* Task requirements *
Count how many lines hold the word "chart" and give that number as the whole answer.

━━ Provided records

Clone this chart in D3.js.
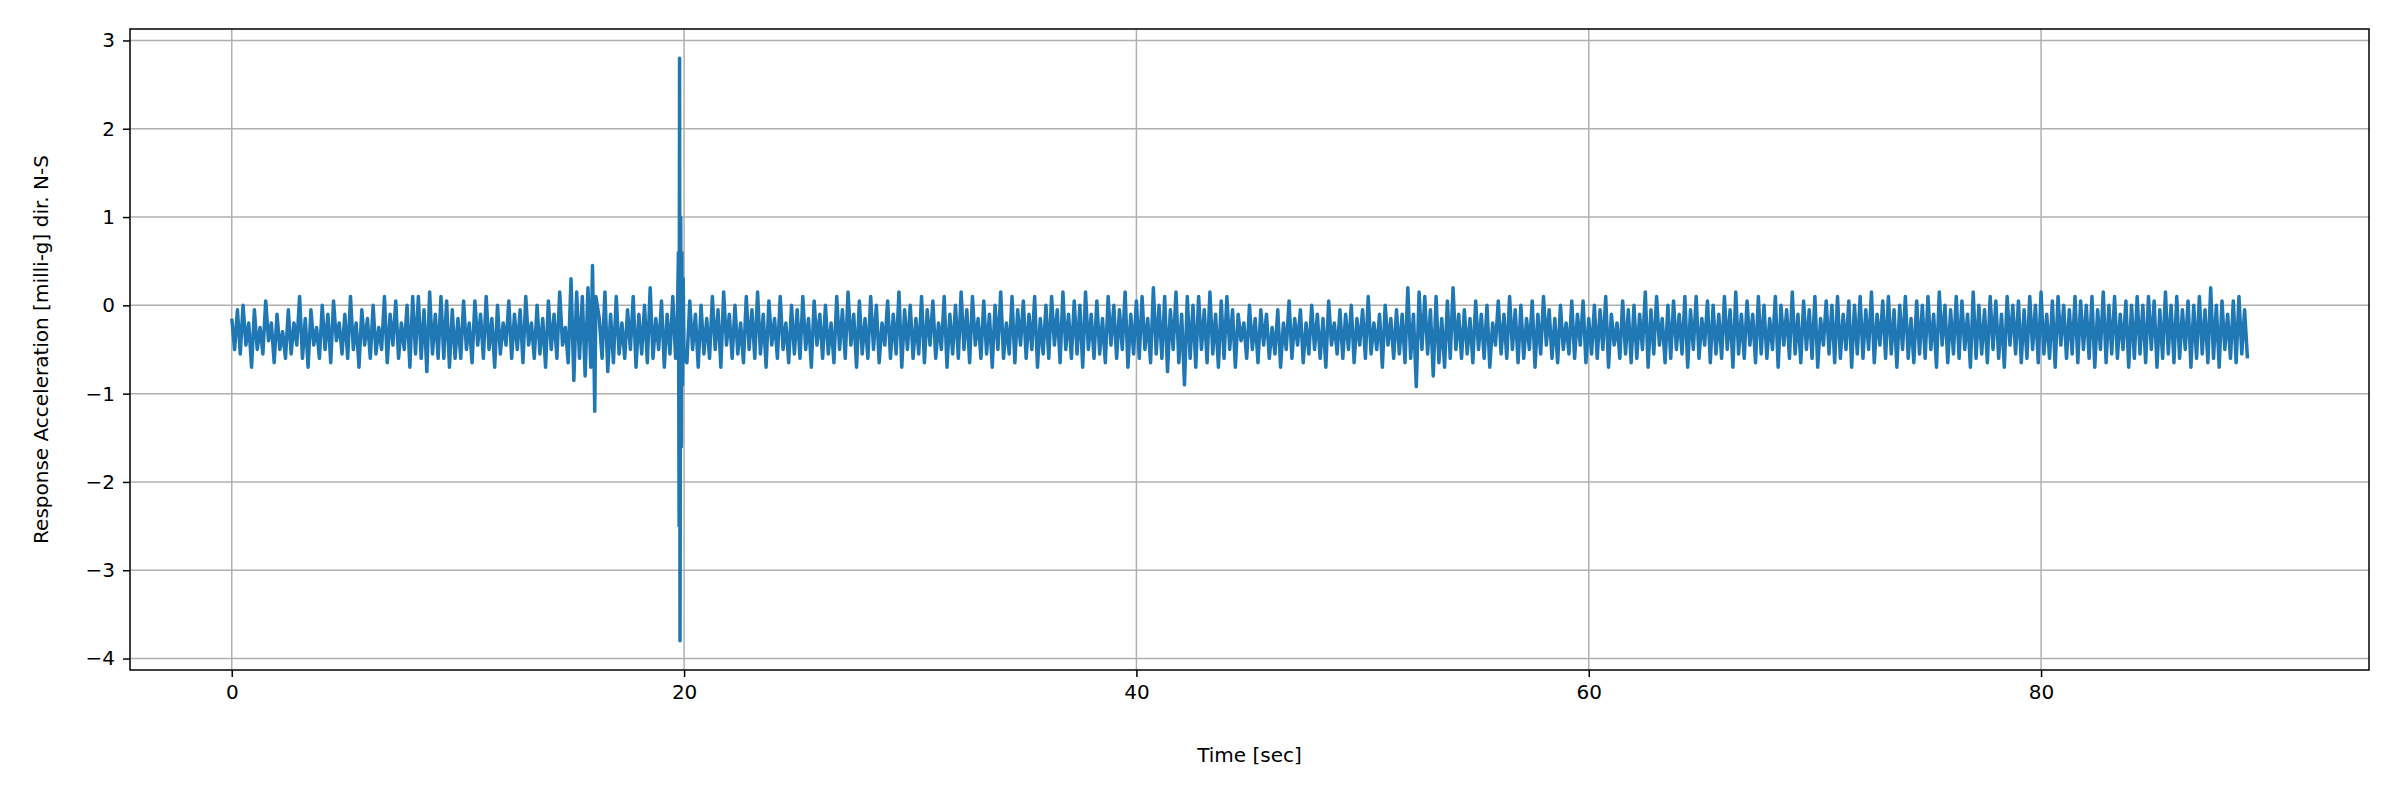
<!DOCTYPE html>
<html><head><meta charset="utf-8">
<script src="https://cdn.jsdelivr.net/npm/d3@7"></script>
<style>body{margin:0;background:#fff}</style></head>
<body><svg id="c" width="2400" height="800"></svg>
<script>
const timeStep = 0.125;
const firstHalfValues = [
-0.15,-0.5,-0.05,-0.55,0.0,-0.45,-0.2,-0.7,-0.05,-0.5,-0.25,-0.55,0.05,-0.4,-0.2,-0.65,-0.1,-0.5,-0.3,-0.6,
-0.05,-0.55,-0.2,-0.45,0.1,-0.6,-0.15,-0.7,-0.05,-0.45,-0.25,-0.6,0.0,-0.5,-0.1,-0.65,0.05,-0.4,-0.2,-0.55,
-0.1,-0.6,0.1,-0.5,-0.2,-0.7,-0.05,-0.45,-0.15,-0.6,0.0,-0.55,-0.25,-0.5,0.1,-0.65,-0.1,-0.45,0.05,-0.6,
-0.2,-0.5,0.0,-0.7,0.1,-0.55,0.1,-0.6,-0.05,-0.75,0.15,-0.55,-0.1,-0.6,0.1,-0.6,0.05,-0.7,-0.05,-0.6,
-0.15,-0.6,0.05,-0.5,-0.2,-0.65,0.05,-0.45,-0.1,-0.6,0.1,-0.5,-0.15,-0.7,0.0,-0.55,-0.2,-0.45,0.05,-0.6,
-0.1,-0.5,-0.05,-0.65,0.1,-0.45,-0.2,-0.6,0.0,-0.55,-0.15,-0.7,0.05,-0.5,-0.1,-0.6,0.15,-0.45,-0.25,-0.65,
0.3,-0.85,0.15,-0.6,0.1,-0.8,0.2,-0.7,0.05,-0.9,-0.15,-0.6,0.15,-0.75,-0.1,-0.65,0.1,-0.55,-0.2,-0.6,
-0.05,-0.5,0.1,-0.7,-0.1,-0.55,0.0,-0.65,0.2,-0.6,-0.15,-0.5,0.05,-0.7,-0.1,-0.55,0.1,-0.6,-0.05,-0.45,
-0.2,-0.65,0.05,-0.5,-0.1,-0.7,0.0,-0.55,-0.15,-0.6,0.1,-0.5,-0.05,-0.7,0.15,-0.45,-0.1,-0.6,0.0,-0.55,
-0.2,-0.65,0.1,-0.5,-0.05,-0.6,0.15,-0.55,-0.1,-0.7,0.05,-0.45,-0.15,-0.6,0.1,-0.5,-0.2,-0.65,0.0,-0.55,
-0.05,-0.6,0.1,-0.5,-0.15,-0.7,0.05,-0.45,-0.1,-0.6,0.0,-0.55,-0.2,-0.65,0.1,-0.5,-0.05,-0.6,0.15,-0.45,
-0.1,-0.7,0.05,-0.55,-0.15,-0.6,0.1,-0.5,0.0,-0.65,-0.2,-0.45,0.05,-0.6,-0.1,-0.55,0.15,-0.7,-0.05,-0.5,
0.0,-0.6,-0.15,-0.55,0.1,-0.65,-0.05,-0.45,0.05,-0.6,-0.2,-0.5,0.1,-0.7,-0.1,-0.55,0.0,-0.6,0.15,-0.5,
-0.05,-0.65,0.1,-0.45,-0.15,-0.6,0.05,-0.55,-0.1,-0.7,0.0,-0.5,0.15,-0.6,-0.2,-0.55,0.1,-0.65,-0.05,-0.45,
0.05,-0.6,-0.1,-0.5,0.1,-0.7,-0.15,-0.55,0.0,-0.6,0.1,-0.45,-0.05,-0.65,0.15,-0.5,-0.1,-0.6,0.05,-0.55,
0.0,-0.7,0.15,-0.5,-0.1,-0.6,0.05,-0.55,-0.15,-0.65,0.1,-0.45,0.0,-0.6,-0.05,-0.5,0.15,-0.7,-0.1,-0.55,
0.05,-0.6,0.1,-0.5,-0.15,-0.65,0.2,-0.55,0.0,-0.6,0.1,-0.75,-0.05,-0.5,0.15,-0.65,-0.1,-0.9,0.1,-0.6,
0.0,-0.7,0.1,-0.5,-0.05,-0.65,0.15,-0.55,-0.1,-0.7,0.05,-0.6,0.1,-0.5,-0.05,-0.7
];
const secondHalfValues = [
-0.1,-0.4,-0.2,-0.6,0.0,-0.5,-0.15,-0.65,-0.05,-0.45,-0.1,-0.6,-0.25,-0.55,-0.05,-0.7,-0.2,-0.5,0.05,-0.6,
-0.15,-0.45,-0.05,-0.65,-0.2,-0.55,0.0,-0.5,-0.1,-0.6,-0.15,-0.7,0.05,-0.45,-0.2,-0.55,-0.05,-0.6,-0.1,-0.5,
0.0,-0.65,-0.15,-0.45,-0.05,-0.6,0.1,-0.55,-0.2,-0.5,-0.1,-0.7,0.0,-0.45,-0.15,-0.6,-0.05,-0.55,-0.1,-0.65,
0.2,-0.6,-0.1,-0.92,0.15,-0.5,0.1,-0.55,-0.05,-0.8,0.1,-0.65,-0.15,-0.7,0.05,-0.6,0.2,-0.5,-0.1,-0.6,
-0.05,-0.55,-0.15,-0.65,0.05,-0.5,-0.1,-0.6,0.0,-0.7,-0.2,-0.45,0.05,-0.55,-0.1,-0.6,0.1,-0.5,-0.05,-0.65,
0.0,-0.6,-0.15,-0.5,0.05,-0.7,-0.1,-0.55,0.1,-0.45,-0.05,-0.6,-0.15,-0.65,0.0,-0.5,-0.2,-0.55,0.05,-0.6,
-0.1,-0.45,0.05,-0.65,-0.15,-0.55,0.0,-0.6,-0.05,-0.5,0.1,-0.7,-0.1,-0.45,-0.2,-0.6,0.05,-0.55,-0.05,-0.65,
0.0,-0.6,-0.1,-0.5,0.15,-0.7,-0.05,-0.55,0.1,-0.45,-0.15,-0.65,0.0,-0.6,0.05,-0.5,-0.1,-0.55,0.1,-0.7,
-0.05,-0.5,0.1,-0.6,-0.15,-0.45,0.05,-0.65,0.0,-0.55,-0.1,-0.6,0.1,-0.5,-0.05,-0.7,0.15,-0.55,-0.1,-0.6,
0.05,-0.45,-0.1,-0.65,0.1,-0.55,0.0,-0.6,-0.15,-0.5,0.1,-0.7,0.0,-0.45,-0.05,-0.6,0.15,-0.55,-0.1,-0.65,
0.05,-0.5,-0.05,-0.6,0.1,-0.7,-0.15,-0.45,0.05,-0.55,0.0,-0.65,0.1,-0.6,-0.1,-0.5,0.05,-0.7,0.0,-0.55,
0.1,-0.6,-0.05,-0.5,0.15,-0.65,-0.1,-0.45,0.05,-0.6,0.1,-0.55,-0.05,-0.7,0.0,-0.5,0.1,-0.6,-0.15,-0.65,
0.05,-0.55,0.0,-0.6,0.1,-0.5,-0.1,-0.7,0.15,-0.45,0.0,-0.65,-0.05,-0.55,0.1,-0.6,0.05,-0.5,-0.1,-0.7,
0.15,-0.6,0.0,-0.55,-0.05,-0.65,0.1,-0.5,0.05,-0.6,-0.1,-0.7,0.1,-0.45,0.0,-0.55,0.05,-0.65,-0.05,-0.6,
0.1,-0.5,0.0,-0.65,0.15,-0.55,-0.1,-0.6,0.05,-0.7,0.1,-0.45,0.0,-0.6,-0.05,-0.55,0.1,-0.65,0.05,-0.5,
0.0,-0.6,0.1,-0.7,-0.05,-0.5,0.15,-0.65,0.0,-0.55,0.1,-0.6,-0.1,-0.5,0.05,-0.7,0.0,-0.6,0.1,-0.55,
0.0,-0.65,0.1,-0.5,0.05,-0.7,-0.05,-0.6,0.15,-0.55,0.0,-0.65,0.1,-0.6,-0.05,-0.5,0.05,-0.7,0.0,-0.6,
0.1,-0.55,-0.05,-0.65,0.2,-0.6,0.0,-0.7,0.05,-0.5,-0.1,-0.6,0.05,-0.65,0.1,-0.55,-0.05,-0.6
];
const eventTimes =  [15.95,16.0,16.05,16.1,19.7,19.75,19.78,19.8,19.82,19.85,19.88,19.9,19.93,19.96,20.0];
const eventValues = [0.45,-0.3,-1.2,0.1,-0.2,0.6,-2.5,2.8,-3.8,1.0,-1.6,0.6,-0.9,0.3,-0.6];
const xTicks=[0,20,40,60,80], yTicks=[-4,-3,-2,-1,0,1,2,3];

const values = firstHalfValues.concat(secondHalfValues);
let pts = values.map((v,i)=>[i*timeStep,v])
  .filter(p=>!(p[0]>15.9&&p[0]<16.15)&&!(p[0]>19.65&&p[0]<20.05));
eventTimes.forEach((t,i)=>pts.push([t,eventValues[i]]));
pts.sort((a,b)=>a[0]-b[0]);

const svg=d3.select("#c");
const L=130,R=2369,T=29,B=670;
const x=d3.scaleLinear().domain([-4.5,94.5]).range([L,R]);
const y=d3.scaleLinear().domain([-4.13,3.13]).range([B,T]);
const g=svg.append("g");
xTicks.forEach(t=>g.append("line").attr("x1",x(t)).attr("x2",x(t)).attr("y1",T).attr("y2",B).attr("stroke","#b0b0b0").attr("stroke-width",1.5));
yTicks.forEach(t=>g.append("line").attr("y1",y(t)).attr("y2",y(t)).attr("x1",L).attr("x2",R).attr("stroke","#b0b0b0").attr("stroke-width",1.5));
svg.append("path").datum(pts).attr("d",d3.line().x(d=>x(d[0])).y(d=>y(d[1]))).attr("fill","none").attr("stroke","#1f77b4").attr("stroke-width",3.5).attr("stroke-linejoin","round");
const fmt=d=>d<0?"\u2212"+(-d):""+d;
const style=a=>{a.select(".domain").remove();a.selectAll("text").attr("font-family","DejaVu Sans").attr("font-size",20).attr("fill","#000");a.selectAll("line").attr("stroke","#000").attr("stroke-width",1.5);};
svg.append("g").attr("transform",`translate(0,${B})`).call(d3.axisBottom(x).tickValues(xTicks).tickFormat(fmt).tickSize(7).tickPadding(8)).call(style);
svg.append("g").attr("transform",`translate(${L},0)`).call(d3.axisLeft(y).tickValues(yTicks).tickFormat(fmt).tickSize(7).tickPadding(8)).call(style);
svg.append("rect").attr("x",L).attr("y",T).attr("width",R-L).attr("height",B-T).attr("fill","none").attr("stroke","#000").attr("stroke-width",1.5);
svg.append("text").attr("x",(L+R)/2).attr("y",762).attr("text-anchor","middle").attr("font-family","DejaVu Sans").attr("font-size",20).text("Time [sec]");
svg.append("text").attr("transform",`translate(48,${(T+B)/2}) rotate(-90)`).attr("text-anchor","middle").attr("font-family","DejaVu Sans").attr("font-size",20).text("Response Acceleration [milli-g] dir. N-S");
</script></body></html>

━━━━
━━ Provided records

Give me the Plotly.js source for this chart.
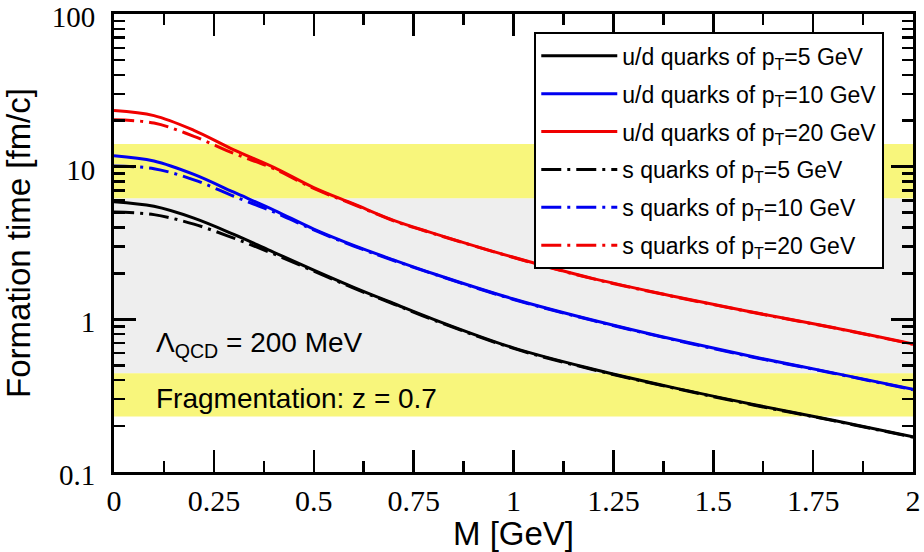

━━━━

* Complete answer *
2